The Advantage of a Naturally Balanced Mouth

Make changes in a minute level and achieve maximum results,
while typical dental methods use aggressive changes that yield minimal results.

The Whole Horse Approach to Functional Oral Dynamics

The paradigm we follow is that we maximize surface to surface contact of all teeth within the anatomically correct parameters of each individual. This is accomplished in relationship to the guidance and bio mechanical function of the TMJ.  This is achieved by removing the minimal amount of dental pathology to achieve the maximum results.

Equine Oral Dynamics does not focus on arguing against established dogma.
It simply puts each horse first, providing the greatest benefit for that patient.


It's All Connected
Equine Oral Dynamics views the mouth as just one part of a complex network of sympathetic and parasympathetic systems. This holistic approach to equine dentistry involves much more than simply grinding away sharp enamel points from cheek teeth. It is a paradigm of working within the anatomically correct parameters of each individual. It requires an understanding of how all the factors in each horse’s life work together to create the dental pathology he presents. After years of study, it is becoming apparent 15-20% of the cause of dysfunctional pathology can be attributed to mastication. Where as environmental influences (anything other than eating) accounts for the remaining 80-85% of pathology development.


Domestication Changed a Balanced System
Through domestication, we have altered the horse’s natural patterns of grazing, diet and physical activity, from a free roaming condition to a contained, confined living environment. As a result significant changes are seen to the normal physiology. Wild horses spend all day grazing, and thus naturally wear away small amounts of the tooth surface and keep the mouth in balance. Additionally, cultivated grasses have less of an abrasive action than natural habitat, thus compounding the problem.  The result is that, as the teeth in a horse’s mouth continue to erupt throughout their life, they erupt faster than the rate of wear, and unwanted pathologies occur. 

Other factors effecting the tooth eruption and wear cycle include physical condition, age, performance stresses and even the amount of trailering. Breeding for certain physical characteristics can produce the unwanted result of overcrowding or misalignment in the horses’ mouth.

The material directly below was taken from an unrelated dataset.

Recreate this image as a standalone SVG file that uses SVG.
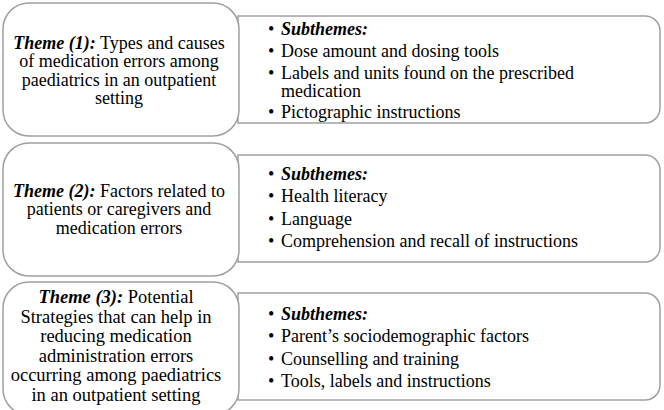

floatingProprioception and the Central Computer
The proprioceptive nerves we are concerned with are found in the paridonal ligaments the in the aveolar sockets of the mouth, and the nerves found in the heel bulb and the frog area of the foot*. They provide information to the brain regarding the adjustment of the musceloskeletal system and movement. They influence body to correct imbalances. The changes that take place in a horses's mouth, whether naturally occurring or shaped by man, effects the proprooception in the horse's body. That is, dental pathology effects how the muscles respond to signals going in and out of the brain. Each tooth is actually programmed to a part of the horse's body.

Unnatural pathology, whether it is a protrusion on the tooth surface, an over growth, or uneven wear, is not only uncomfortable for the horse, but it also effects muscular, skeletal and neurological functions. These changes can impede the normal chewing action and will create improper pressure and rotation of the TMJ. When viewed as an complete system, it is clear to see that these imbalances and improper pressures cause the body to compensate elsewhere so that the horse can maintain its natural fight or flight responses. Those compensations may manifest in seemingly distant locations such as the sacrum, a hock, a shoulder. A mouth out of balance creates a horse out of balance.

* Studies done by Dr. Robert Bowker, Michigan State University, School of Veterinary Medicine

The Methodfiling

A comprehensive evaluation of not just the mouth, but the whole horse is important for planning a restoration strategy. By observing the horse’s body, movement and responsiveness, Phil can gauge problems before even looking at the teeth.  In some cases, such as those resulting from a past trauma or improper shoeing, it is vital to have other muscular skeletal issues fixed first through chiropractic work, acupuncture or trimming.

Phil addresses the incisors first, restoring them to proper length and angle. This allows for the proper movement of the TMJ and jaw. Once that balance is restored, the premolars and molars can be adjusted to maximize the surface to surface contact of all teeth. Phil believes in making the most conservative adjustments, removing the minimal level of pathology, yet in so doing he achieves maximum results leading to profound changes throughout the horse’s body. If correcting major imbalances, it may be beneficial to have a follow up session with a chiropractor a week after dental corrections.


The Danger of Power Floating

Power floating creates an artificial pathology in the horse’s mouth. One that propticeptively, the body can not handle, and the changes effect the whole body. A lot of practitioners and horse owners do not recognize this as an issue.

Often horse dentist go straight to the obvious sharp points and aggressively and quickly grind them down. This methodology ignores the subtle and causal problems of balance, uneven wear, and often results in compounding problems.

“In my opinion, most lay dentists have no concept of the potential issues they have created,
both physical and neurological, through power floating."